The companies that have offered to run trials for winners or finalists producing a feed relating to their specific species in production include Marine Harvest, Alpha Feed, Guangdong Yuehai Feed Group and Dainichi, said officials with the challenge.
The F3 contest has focused on building support for the generation and use of aquaculture feeds that feature alternative protein sources.
The competition started in November 2015 to promote innovation and use of aqua feeds that do not include marine-based proteins or ingredients. Competitors stem from several different countries including Thailand, Indonesia, China, South Africa, Australia, Pakistan, Myanmar (Burma), the Netherlands and the US.

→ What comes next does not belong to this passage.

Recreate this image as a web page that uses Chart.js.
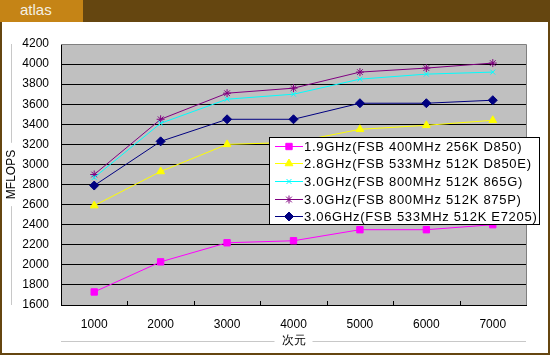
<!DOCTYPE html>
<html><head><meta charset="utf-8">
<script src="https://cdn.jsdelivr.net/npm/chart.js@4/dist/chart.umd.min.js"></script>
<style>
html,body{margin:0;padding:0;background:#fff;}
#wrap{position:relative;width:550px;height:355px;background:#fff;overflow:hidden;}
#banner{position:absolute;left:0;top:0;width:550px;height:22px;background:#654610;}
#tab{position:absolute;left:0;top:0;width:83px;height:22px;background:#C58416;color:#F4F0E4;font:15px "Liberation Sans",Arial,sans-serif;line-height:22px;}
#tab span{position:absolute;left:20px;top:-1px;}
#bl{position:absolute;left:0;top:22px;width:2px;height:333px;background:#654610;}
#br{position:absolute;left:548px;top:22px;width:2px;height:333px;background:#654610;}
#bb{position:absolute;left:0;top:353px;width:550px;height:2px;background:#654610;}
canvas{position:absolute;left:0;top:0;}
</style></head>
<body><div id="wrap">
<canvas id="c" width="550" height="355"></canvas>
<div id="banner"></div><div id="tab"><span>atlas</span></div>
<div id="bl"></div><div id="br"></div><div id="bb"></div>
</div>
<script>
const categories = ['1000','2000','3000','4000','5000','6000','7000'];
const seriesNames = [
  '1.9GHz(FSB 400MHz 256K D850)',
  '2.8GHz(FSB 533MHz 512K D850E)',
  '3.0GHz(FSB 800MHz 512K 865G)',
  '3.0GHz(FSB 800MHz 512K 875P)',
  '3.06GHz(FSB 533MHz 512K E7205)'
];
const s19_d850   = [1730, 2030, 2220, 2240, 2350, 2350, 2400];
const s28_d850e  = [2590, 2930, 3200, 3220, 3350, 3390, 3440];
const s30_865g   = [2870, 3410, 3650, 3700, 3850, 3900, 3920];
const s30_875p   = [2900, 3450, 3710, 3760, 3920, 3960, 4010];
const s306_e7205 = [2790, 3230, 3450, 3450, 3610, 3610, 3640];
const yTicks = [1600,1800,2000,2200,2400,2600,2800,3000,3200,3400,3600,3800,4000,4200];
const xTitle = '次元';
const yTitle = 'MFLOPS';

const FONT = '"Liberation Sans", Arial, sans-serif';
const colors = ['#FF00FF','#FFFF00','#00FFFF','#800080','#000080'];
const styles = ['rect','triangle','crossRot','star','rectRot'];
const radii = [4.5,4.5,3.5,4,4.5];
const values = [s19_d850, s28_d850e, s30_865g, s30_875p, s306_e7205];

const datasets = values.map((v,i)=>({
  label: seriesNames[i], data: v,
  borderColor: colors[i], backgroundColor: colors[i],
  borderWidth: 1, pointStyle: styles[i], pointRadius: radii[i],
  pointBorderWidth: 1, pointBorderColor: colors[i], pointBackgroundColor: colors[i],
  tension: 0
}));

const deco = {
  id: 'deco',
  beforeDraw(chart){
    const {ctx, chartArea:a} = chart;
    ctx.save();
    ctx.fillStyle = '#C0C0C0';
    ctx.fillRect(a.left, a.top, a.right-a.left, a.bottom-a.top);
    ctx.restore();
  },
  afterDatasetsDraw(chart){
    const {ctx, chartArea:a} = chart;
    ctx.save();
    ctx.strokeStyle = '#808080'; ctx.lineWidth = 1;
    ctx.beginPath();
    ctx.moveTo(a.left, a.top+0.5); ctx.lineTo(a.right+0.5, a.top+0.5); ctx.lineTo(a.right+0.5, a.bottom);
    ctx.stroke();
    const xs = chart.scales.x;
    ctx.strokeStyle = '#000';
    ctx.beginPath();
    for (let i=1;i<categories.length;i++){
      const x = Math.round((xs.getPixelForValue(i-1)+xs.getPixelForValue(i))/2)+0.5;
      ctx.moveTo(x, a.bottom); ctx.lineTo(x, a.bottom-4);
    }
    ctx.stroke();
    ctx.font = '12px ' + FONT;
    ctx.fillStyle = '#000';
    ctx.textAlign = 'center'; ctx.textBaseline = 'middle';
    const cx = (a.left+a.right)/2, ty = 341;
    const tw = ctx.measureText(xTitle).width;
    ctx.fillText(xTitle, cx, ty);
    ctx.strokeStyle = '#C8C8C8';
    ctx.beginPath();
    ctx.moveTo(a.left, ty+0.5); ctx.lineTo(cx - tw/2 - 7, ty+0.5);
    ctx.moveTo(cx + tw/2 + 7, ty+0.5); ctx.lineTo(a.right, ty+0.5);
    ctx.stroke();
    const cy = (a.top+a.bottom)/2, tx = 11;
    const th = ctx.measureText(yTitle).width;
    ctx.save(); ctx.translate(tx+1, cy); ctx.rotate(-Math.PI/2);
    ctx.fillText(yTitle, 0, 0); ctx.restore();
    ctx.beginPath();
    ctx.moveTo(tx+0.5, a.top); ctx.lineTo(tx+0.5, cy - th/2 - 7);
    ctx.moveTo(tx+0.5, cy + th/2 + 7); ctx.lineTo(tx+0.5, a.bottom);
    ctx.stroke();
    const L = 269, T = 137, R = 540, B = 225;
    ctx.fillStyle = '#fff';
    ctx.fillRect(L, T, R-L, B-T);
    ctx.strokeStyle = '#000';
    ctx.strokeRect(L+0.5, T+0.5, R-L-1, B-T-1);
    const rowH = (B-T)/5;
    chart.data.datasets.forEach((ds,i)=>{
      const y = Math.round(T + rowH*(i+0.5)) + 0.5;
      ctx.strokeStyle = ds.borderColor; ctx.lineWidth = 1;
      ctx.beginPath(); ctx.moveTo(275, y); ctx.lineTo(303, y); ctx.stroke();
      ctx.fillStyle = ds.pointBackgroundColor;
      Chart.helpers.drawPoint(ctx, {pointStyle: ds.pointStyle, radius: ds.pointRadius, rotation: 0, borderWidth: 1}, 289, y);
      ctx.fillStyle = '#000';
      ctx.font = '13px ' + FONT;
      ctx.letterSpacing = '0.7px';
      ctx.textAlign = 'left'; ctx.textBaseline = 'middle';
      ctx.fillText(ds.label, 304, y+1);
      ctx.letterSpacing = '0px';
    });
    ctx.restore();
  }
};

new Chart(document.getElementById('c'), {
  type: 'line',
  data: { labels: categories, datasets },
  options: {
    responsive: false, animation: false,
    layout: { padding: { left: 0, top: 44, right: 24, bottom: 0 } },
    plugins: { legend: { display: false }, tooltip: { enabled: false } },
    scales: {
      x: {
        offset: true,
        grid: { display: false, drawTicks: false },
        border: { color: '#000', width: 1 },
        ticks: { color: '#000', font: { size: 12, family: FONT }, padding: 12, maxRotation: 0 },
        afterFit(s){ s.height = 50; }
      },
      y: {
        min: 1600, max: 4200,
        afterBuildTicks(s){ s.ticks = yTicks.map(v=>({value:v})); },
        grid: { color: '#000', drawTicks: false },
        border: { color: '#000', width: 1 },
        ticks: { color: '#000', font: { size: 12, family: FONT }, padding: 12, callback: v => String(v) },
        afterFit(s){ s.width = 61; }
      }
    }
  },
  plugins: [deco]
});
</script>
</body></html>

The teams are racing to see which of them will be first to produce and sell 100,000 metric tons of fish feed without marine-based proteins or oil by September 15 2017. If no team reaches the goal, the grand prize of $200,000 goes to the team that achieves tonnage in and around the 100K mark.
Japan-based Dainichi has offered to test a fish free fish feed deemed economically sustainable. China's Alpha Feed and Guangdong Yuehai Feed Group said they will run digestibility and grow-out trials for either a winner or finalist with a feed for a relevant species.
Both Chinese companies have said that it is important to support innovation in aqua feed to better protect the environment and wild fish population, according to the contest organizers.
Investments in “promising ingredient suppliers” have been increasing, said Fitzsimmons. “Likewise, the last six months have seen a plethora of feed companies buying alternative ingredient companies and the larger ingredient companies buying feed mills,” he added.
The aquaculture industry is seeing a shift, as more promotion efforts, including research and demonstrations, are being done or funded by companies working with alternative feed ingredients like insect meal, algae and microbial products, he said.
“We are approaching a seismic shift in how we feed fish and shrimp,” he said. “Wild caught fishmeal and oil will be replaced by a balanced mix of more sustainably produced proteins and oils.”
The response has been beyond what competition creators expected considering how slowly the use of soybeans in aqua feed has expanded, he said. However, several factors have combined to speed up the turn to alternative protein ingredients.
Some of those factors include the increased price and limited amounts of fishmeal and fish oil available, and the growth in production of alternative ingredients, said Fitzsimmons. “Finally, the strong technical evidence of efficacy by the scientific community and support from the environmental NGO's has put additional wind in the sails of the new ingredient suppliers,” he said.